Furthermore, as shown in FIG. 3, the LHS 330 may be sandwiched (or disposed) between the thermal conductive material 331 above the top surface of the LHS 330 and the thermal conductive material 331 below the bottom surface of the LHS 330. In an embodiment, the LHS 330 may also be coupled to one or more portions of the top surface of the package substrate 302. Additionally, unlike the sealant 132 of FIG. 1, the sealant 332 is disposed between the bottom surfaces of the legs of the IHS 320 and the top surface of the package substrate 302.

For some embodiments, the thermal vias 321 may include one or more materials such as metals (e.g., Cu), highly conductive materials, or the like. In one embodiment, the package substrate 302 may include any number of thermal vias 321 that may be needed for transferring heat away from the LHS 330. For one embodiment, the thermal vias 321 may be implemented with a lithographical plating process or the like. In one embodiment, the top surfaces of the thermal vias 321 may be substantially coplanar to the top surface of the package substrate 302. Also note that, in other embodiments, the semiconductor package 300 may implement the LHS 330 to couple one or more of the first regions 310a of the first die 310 to the thermal vias 321 of the package substrate 302 as shown in FIG. 3, while also implementing the LHS 330 to couple the remaining one or more of the first regions 310a of the first die 310 to the legs of the IHS 320 (as shown in FIG. 1).

Note that the semiconductor package 300 may include fewer or additional packaging components based on the desired packaging design.

FIG. 4 is an illustration of a schematic block diagram illustrating a computer system 400 that utilizes a device package 410 (or a semiconductor package) with an IHS, a TIM, an encapsulation layer, a plurality of first and second dies, a LHS, a thermal conductive material, a sealant, and a package substrate, according to one embodiment.

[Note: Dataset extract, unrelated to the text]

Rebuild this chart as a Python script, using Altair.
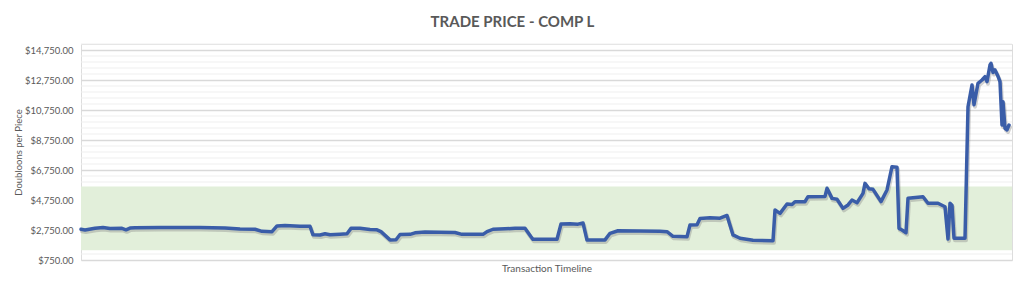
import altair as alt
import pandas as pd

# Transaction index (timeline position) and trade price
tx = [0, 4, 14, 22, 29, 41, 45, 49, 54, 79, 119, 144, 159, 174, 181, 191, 196, 204, 219, 229,
      232, 239, 244, 249, 259, 266, 270, 279, 289, 296, 300, 309, 315, 319, 329, 334, 344, 359,
      374, 381, 402, 406, 412, 424, 434, 444, 450, 452, 476, 480, 489, 497, 502, 506, 524, 529,
      537, 559, 579, 586, 592, 606, 609, 616, 619, 629, 639, 646, 652, 659, 672, 692, 694, 699,
      706, 711, 714, 724, 727, 744, 746, 751, 756, 762, 767, 771, 776, 782, 784, 788, 792, 800,
      806, 811, 816, 818, 821, 825, 827, 842, 847, 857, 864, 867, 869, 871, 873, 884, 887, 891,
      893, 897, 901, 904, 906, 909, 910, 912, 914, 917, 919, 921, 922, 924, 926, 928, 931]
price = [2800, 2750, 2870, 2920, 2850, 2860, 2760, 2880, 2900, 2920, 2920, 2880, 2820, 2800,
         2660, 2640, 3020, 3050, 3000, 3000, 2430, 2420, 2500, 2430, 2470, 2500, 2860, 2860,
         2780, 2760, 2640, 2090, 2100, 2450, 2460, 2560, 2620, 2600, 2580, 2460, 2460, 2640,
         2800, 2830, 2860, 2860, 2300, 2130, 2130, 3150, 3160, 3140, 3220, 2080, 2090, 2530,
         2700, 2680, 2660, 2640, 2330, 2300, 3080, 3100, 3520, 3560, 3540, 3720, 2420, 2200,
         2060, 2040, 4080, 3860, 4480, 4450, 4640, 4640, 4970, 4990, 5530, 4860, 4800, 4190,
         4420, 4750, 4570, 5190, 5860, 5500, 5460, 4640, 5420, 6970, 6930, 2860, 2750, 2570,
         4860, 4970, 4530, 4530, 4300, 2150, 4530, 4400, 2200, 2200, 10970, 12420, 11100,
         12530, 12750, 12970, 12640, 13750, 13860, 13250, 13420, 13000, 12640, 9750, 11300,
         9530, 9420, 9750]

major_ticks = [750, 2750, 4750, 6750, 8750, 10750, 12750, 14750]
minor_grid = [v for v in range(750, 15151, 400) if v not in major_ticks]
band_low = [1400]
band_high = [5650]
band_start = [0]
band_end = [931]

W, H = 931, 216
GRAY = "#595959"
FONT = "Lato"

yscale = alt.Scale(domain=[750, 15150], nice=False, zero=False)
xscale = alt.Scale(domain=[0, 931], nice=False, zero=False)

yaxis = alt.Axis(values=major_ticks, format="$,.2f", labelFont=FONT, labelFontSize=9.5,
                 labelColor=GRAY, ticks=False, domain=False, grid=True,
                 gridColor="#D9D9D9", gridWidth=1.5, labelPadding=8,
                 title="Doubloons per Piece", titleFont=FONT, titleFontSize=9.5,
                 titleFontWeight="normal", titleColor=GRAY, titleAngle=-90,
                 titleX=-63, titleY=108, titleBaseline="middle", titleAlign="center")
xaxis = alt.Axis(labels=False, ticks=False, domain=False, grid=False,
                 title="Transaction Timeline", titleFont=FONT, titleFontSize=10,
                 titleFontWeight="normal", titleColor=GRAY, titlePadding=3)

n = min(len(tx), len(price))
df = pd.DataFrame({"Transaction": tx[:n], "Price": price[:n]})

minor = alt.Chart(pd.DataFrame({"v": minor_grid})).mark_rule(
    color="#EFEFEF", strokeWidth=1
).encode(y=alt.Y("v:Q", scale=yscale, axis=yaxis))

band = alt.Chart(pd.DataFrame({"x0": band_start, "x1": band_end,
                               "lo": band_low, "hi": band_high})).mark_rect(
    color="#E2EFDA"
).encode(
    x=alt.X("x0:Q", scale=xscale, axis=xaxis), x2="x1:Q",
    y=alt.Y("lo:Q", scale=yscale, axis=yaxis), y2="hi:Q",
)

shadow = alt.Chart(df).mark_line(
    color="#7F7F7F", opacity=0.35, strokeWidth=4, yOffset=2, xOffset=1,
    strokeJoin="round", strokeCap="round"
).encode(
    x=alt.X("Transaction:Q", scale=xscale, axis=xaxis),
    y=alt.Y("Price:Q", scale=yscale, axis=yaxis),
)

line = alt.Chart(df).mark_line(
    color="#3A5DA8", strokeWidth=3.5, strokeJoin="round", strokeCap="round"
).encode(
    x=alt.X("Transaction:Q", scale=xscale, axis=xaxis),
    y=alt.Y("Price:Q", scale=yscale, axis=yaxis),
)

chart = alt.layer(minor, band, shadow, line).properties(
    width=W, height=H,
    autosize=alt.AutoSizeParams(type="none"),
    padding={"left": 81, "top": 44, "right": 12, "bottom": 28},
    title=alt.TitleParams("TRADE PRICE - COMP L", font=FONT, fontSize=15,
                          fontWeight="bold", color=GRAY, anchor="middle",
                          dx=-34, offset=14),
).configure_view(stroke=None).configure(background="white")

chart.save("out.html", embed_options={"renderer": "svg", "actions": False})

FIG. 4 illustrates an example of computing device 400. Computing device 400 houses a motherboard 402. Motherboard 402 may include a number of components, including but not limited to processor 404, device package 410 (or semiconductor package), and at least one communication chip 406. Processor 404 is physically and electrically coupled to motherboard 402. For some embodiments, at least one communication chip 406 is also physically and electrically coupled to motherboard 402. For other embodiments, at least one communication chip 406 is part of processor 404.

Depending on its applications, computing device 400 may include other components that may or may not be physically and electrically coupled to motherboard 402. These other components include, but are not limited to, volatile memory (e.g., DRAM), non-volatile memory (e.g., ROM), flash memory, a graphics processor, a digital signal processor, a crypto processor, a chipset, an antenna, a display, a touchscreen display, a touchscreen controller, a battery, an audio codec, a video codec, a power amplifier, a global positioning system (GPS) device, a compass, an accelerometer, a gyroscope, a speaker, a camera, and a mass storage device (such as hard disk drive, compact disk (CD), digital versatile disk (DVD), and so forth).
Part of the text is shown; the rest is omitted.